Bollywood Hungama
- Bollywood Hungama homepage screenshot on 23 August 2023
- Website type: Entertainment news, reviews
- Available in: English, Hindi
- Owner: Hungama Digital Media Entertainment
- Website: bollywoodhungama.com
- Commercial: Yes
- Registration: Free/subscription
- Launched: 16 June 1998; 28 years ago

= Bollywood Hungama =

Indian entertainment website

Bollywood Hungama (lit. "Bollywood Madness" in Hindi), previously known as IndiaFM (or IndiaFM.com), is an Indian entertainment website, owned by Hungama Digital Media Entertainment, which acquired the website in 2000.

The website provides news related to Indian cinema, particularly Hindi cinema, film reviews and box office reports. Launched on 15 June 1998, the website was originally named "IndiaFM.com". It changed its name to "Bollywood Hungama" in 2008.

==Hungama.com==

Hungama Digital Media is an Indian digital entertainment company, headquartered in Mumbai, India. The company was first launched in 1999 by Ashish Kacholia, Hiren Ved, Lashit Sanghvi, Rakesh Jhunjhunwala, and Neeraj Roy as an online promotions agency. The company has since grown to also serve as an aggregator, developer, publisher, and distributor of Bollywood and Asian entertainment.

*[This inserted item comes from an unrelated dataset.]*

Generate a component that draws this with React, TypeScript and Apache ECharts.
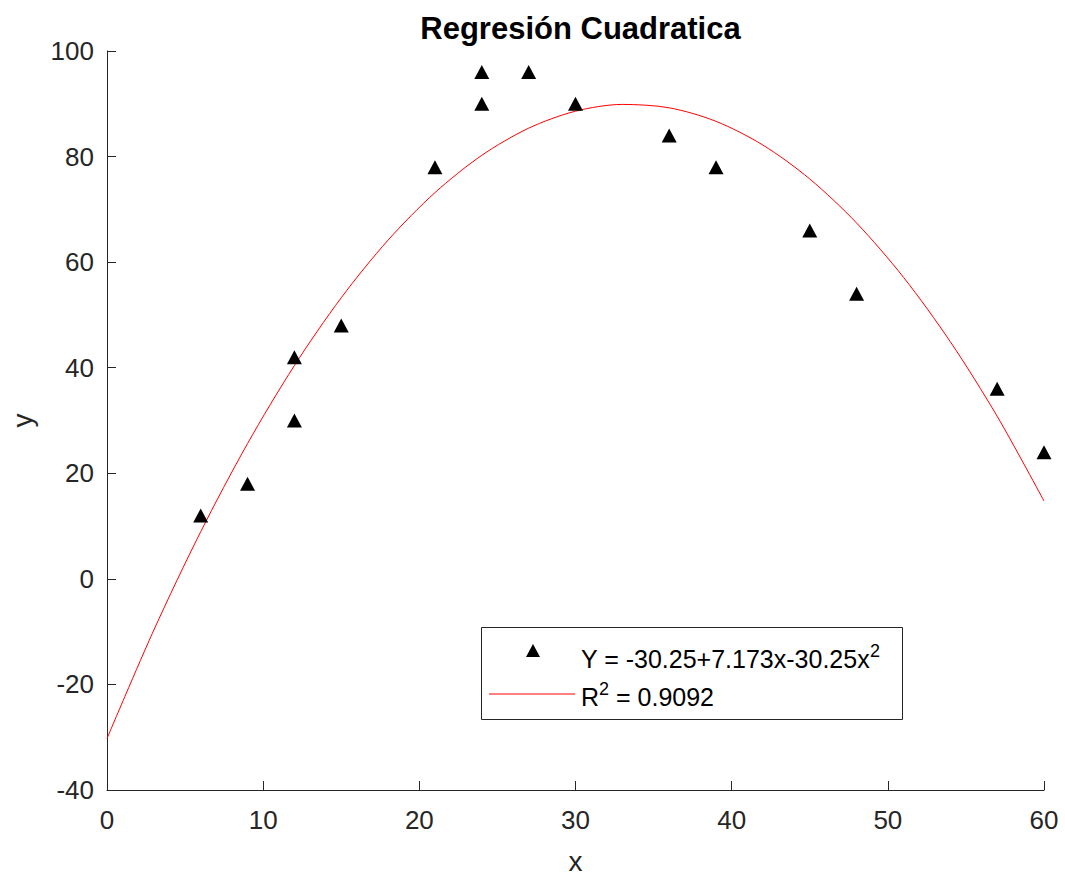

The company first launched in 1999 as "Hungama.com", a promotional marketing portal. In 2000 the company acquired Indiafm and in the following years began to work marketing campaigns for companies such as Coca-Cola and Nike. In 2007 Hungama launched their gaming portal and in 2009, the company re-launched their website and company name, changing it to Hungama Digital Media Entertainment Pvt. Ltd. In 2012 Hungama Digital Media Entertainment launched Artist Aloud!, a digital platform for artists and independent music fans. It won a gold award for Best Digital Communications Campaign from the Promotion Marketing Awards of Asia (2009).